DATA LINES.
^^^^
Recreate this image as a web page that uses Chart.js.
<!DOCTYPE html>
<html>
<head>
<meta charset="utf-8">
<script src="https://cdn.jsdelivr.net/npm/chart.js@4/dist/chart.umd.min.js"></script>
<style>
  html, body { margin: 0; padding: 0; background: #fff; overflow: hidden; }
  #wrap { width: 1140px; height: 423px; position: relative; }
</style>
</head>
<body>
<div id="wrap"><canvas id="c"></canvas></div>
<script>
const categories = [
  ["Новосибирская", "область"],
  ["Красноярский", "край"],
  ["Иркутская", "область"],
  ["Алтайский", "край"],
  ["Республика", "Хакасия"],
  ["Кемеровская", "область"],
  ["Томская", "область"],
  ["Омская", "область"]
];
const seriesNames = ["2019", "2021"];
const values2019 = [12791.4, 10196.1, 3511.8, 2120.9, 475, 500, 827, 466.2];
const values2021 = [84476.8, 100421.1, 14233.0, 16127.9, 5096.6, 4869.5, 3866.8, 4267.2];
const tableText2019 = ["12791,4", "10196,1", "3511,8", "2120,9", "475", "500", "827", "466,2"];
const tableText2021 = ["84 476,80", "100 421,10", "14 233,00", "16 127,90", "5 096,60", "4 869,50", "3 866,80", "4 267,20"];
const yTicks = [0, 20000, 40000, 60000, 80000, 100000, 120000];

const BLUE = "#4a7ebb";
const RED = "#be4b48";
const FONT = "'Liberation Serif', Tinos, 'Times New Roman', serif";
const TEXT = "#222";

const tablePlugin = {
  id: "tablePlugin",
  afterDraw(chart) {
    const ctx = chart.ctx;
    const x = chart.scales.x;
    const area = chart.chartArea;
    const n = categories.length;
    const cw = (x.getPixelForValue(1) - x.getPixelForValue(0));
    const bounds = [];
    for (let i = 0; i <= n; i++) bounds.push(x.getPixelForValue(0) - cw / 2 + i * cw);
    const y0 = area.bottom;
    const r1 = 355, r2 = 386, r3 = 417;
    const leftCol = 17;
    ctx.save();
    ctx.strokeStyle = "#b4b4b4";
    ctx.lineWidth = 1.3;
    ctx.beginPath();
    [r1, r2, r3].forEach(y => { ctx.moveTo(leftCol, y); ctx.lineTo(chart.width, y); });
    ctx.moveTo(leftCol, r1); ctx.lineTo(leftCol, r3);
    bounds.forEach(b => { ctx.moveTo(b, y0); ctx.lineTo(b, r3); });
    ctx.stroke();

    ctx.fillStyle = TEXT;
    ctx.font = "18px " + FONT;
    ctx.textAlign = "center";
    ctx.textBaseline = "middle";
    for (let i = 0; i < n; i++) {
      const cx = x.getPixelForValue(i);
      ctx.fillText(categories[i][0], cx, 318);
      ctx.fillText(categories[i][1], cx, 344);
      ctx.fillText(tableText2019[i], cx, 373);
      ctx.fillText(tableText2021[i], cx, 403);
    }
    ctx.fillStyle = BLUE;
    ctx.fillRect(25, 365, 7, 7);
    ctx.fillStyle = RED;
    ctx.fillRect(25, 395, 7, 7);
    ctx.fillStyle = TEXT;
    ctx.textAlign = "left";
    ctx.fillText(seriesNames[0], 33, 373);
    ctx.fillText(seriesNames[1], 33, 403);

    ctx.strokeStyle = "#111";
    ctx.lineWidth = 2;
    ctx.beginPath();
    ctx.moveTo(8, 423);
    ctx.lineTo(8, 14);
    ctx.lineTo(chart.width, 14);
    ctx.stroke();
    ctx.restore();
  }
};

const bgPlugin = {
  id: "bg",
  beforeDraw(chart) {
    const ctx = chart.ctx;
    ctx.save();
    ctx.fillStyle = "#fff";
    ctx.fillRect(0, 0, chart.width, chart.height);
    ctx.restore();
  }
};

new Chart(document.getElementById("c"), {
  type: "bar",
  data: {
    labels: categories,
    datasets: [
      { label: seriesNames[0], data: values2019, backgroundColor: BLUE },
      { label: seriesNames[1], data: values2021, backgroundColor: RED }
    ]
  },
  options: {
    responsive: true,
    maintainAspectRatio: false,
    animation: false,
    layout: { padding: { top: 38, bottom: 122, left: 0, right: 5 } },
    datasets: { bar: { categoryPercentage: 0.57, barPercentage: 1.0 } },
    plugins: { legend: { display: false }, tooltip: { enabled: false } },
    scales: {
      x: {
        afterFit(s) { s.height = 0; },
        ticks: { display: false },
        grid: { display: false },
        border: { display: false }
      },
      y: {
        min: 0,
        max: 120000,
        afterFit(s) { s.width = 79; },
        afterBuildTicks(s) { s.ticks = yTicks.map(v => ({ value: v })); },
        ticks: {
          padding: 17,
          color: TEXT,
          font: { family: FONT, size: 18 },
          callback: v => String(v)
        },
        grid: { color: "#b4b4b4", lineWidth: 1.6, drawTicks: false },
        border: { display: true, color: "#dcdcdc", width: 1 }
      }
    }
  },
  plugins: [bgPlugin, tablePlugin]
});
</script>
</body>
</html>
^^^^
WORK INSTRUCTIONS. Write out the whole listing again, exactly as it stands.

REPLY.
Recreate this image as a web page that uses Chart.js.
<!DOCTYPE html>
<html>
<head>
<meta charset="utf-8">
<script src="https://cdn.jsdelivr.net/npm/chart.js@4/dist/chart.umd.min.js"></script>
<style>
  html, body { margin: 0; padding: 0; background: #fff; overflow: hidden; }
  #wrap { width: 1140px; height: 423px; position: relative; }
</style>
</head>
<body>
<div id="wrap"><canvas id="c"></canvas></div>
<script>
const categories = [
  ["Новосибирская", "область"],
  ["Красноярский", "край"],
  ["Иркутская", "область"],
  ["Алтайский", "край"],
  ["Республика", "Хакасия"],
  ["Кемеровская", "область"],
  ["Томская", "область"],
  ["Омская", "область"]
];
const seriesNames = ["2019", "2021"];
const values2019 = [12791.4, 10196.1, 3511.8, 2120.9, 475, 500, 827, 466.2];
const values2021 = [84476.8, 100421.1, 14233.0, 16127.9, 5096.6, 4869.5, 3866.8, 4267.2];
const tableText2019 = ["12791,4", "10196,1", "3511,8", "2120,9", "475", "500", "827", "466,2"];
const tableText2021 = ["84 476,80", "100 421,10", "14 233,00", "16 127,90", "5 096,60", "4 869,50", "3 866,80", "4 267,20"];
const yTicks = [0, 20000, 40000, 60000, 80000, 100000, 120000];

const BLUE = "#4a7ebb";
const RED = "#be4b48";
const FONT = "'Liberation Serif', Tinos, 'Times New Roman', serif";
const TEXT = "#222";

const tablePlugin = {
  id: "tablePlugin",
  afterDraw(chart) {
    const ctx = chart.ctx;
    const x = chart.scales.x;
    const area = chart.chartArea;
    const n = categories.length;
    const cw = (x.getPixelForValue(1) - x.getPixelForValue(0));
    const bounds = [];
    for (let i = 0; i <= n; i++) bounds.push(x.getPixelForValue(0) - cw / 2 + i * cw);
    const y0 = area.bottom;
    const r1 = 355, r2 = 386, r3 = 417;
    const leftCol = 17;
    ctx.save();
    ctx.strokeStyle = "#b4b4b4";
    ctx.lineWidth = 1.3;
    ctx.beginPath();
    [r1, r2, r3].forEach(y => { ctx.moveTo(leftCol, y); ctx.lineTo(chart.width, y); });
    ctx.moveTo(leftCol, r1); ctx.lineTo(leftCol, r3);
    bounds.forEach(b => { ctx.moveTo(b, y0); ctx.lineTo(b, r3); });
    ctx.stroke();

    ctx.fillStyle = TEXT;
    ctx.font = "18px " + FONT;
    ctx.textAlign = "center";
    ctx.textBaseline = "middle";
    for (let i = 0; i < n; i++) {
      const cx = x.getPixelForValue(i);
      ctx.fillText(categories[i][0], cx, 318);
      ctx.fillText(categories[i][1], cx, 344);
      ctx.fillText(tableText2019[i], cx, 373);
      ctx.fillText(tableText2021[i], cx, 403);
    }
    ctx.fillStyle = BLUE;
    ctx.fillRect(25, 365, 7, 7);
    ctx.fillStyle = RED;
    ctx.fillRect(25, 395, 7, 7);
    ctx.fillStyle = TEXT;
    ctx.textAlign = "left";
    ctx.fillText(seriesNames[0], 33, 373);
    ctx.fillText(seriesNames[1], 33, 403);

    ctx.strokeStyle = "#111";
    ctx.lineWidth = 2;
    ctx.beginPath();
    ctx.moveTo(8, 423);
    ctx.lineTo(8, 14);
    ctx.lineTo(chart.width, 14);
    ctx.stroke();
    ctx.restore();
  }
};

const bgPlugin = {
  id: "bg",
  beforeDraw(chart) {
    const ctx = chart.ctx;
    ctx.save();
    ctx.fillStyle = "#fff";
    ctx.fillRect(0, 0, chart.width, chart.height);
    ctx.restore();
  }
};

new Chart(document.getElementById("c"), {
  type: "bar",
  data: {
    labels: categories,
    datasets: [
      { label: seriesNames[0], data: values2019, backgroundColor: BLUE },
      { label: seriesNames[1], data: values2021, backgroundColor: RED }
    ]
  },
  options: {
    responsive: true,
    maintainAspectRatio: false,
    animation: false,
    layout: { padding: { top: 38, bottom: 122, left: 0, right: 5 } },
    datasets: { bar: { categoryPercentage: 0.57, barPercentage: 1.0 } },
    plugins: { legend: { display: false }, tooltip: { enabled: false } },
    scales: {
      x: {
        afterFit(s) { s.height = 0; },
        ticks: { display: false },
        grid: { display: false },
        border: { display: false }
      },
      y: {
        min: 0,
        max: 120000,
        afterFit(s) { s.width = 79; },
        afterBuildTicks(s) { s.ticks = yTicks.map(v => ({ value: v })); },
        ticks: {
          padding: 17,
          color: TEXT,
          font: { family: FONT, size: 18 },
          callback: v => String(v)
        },
        grid: { color: "#b4b4b4", lineWidth: 1.6, drawTicks: false },
        border: { display: true, color: "#dcdcdc", width: 1 }
      }
    }
  },
  plugins: [bgPlugin, tablePlugin]
});
</script>
</body>
</html>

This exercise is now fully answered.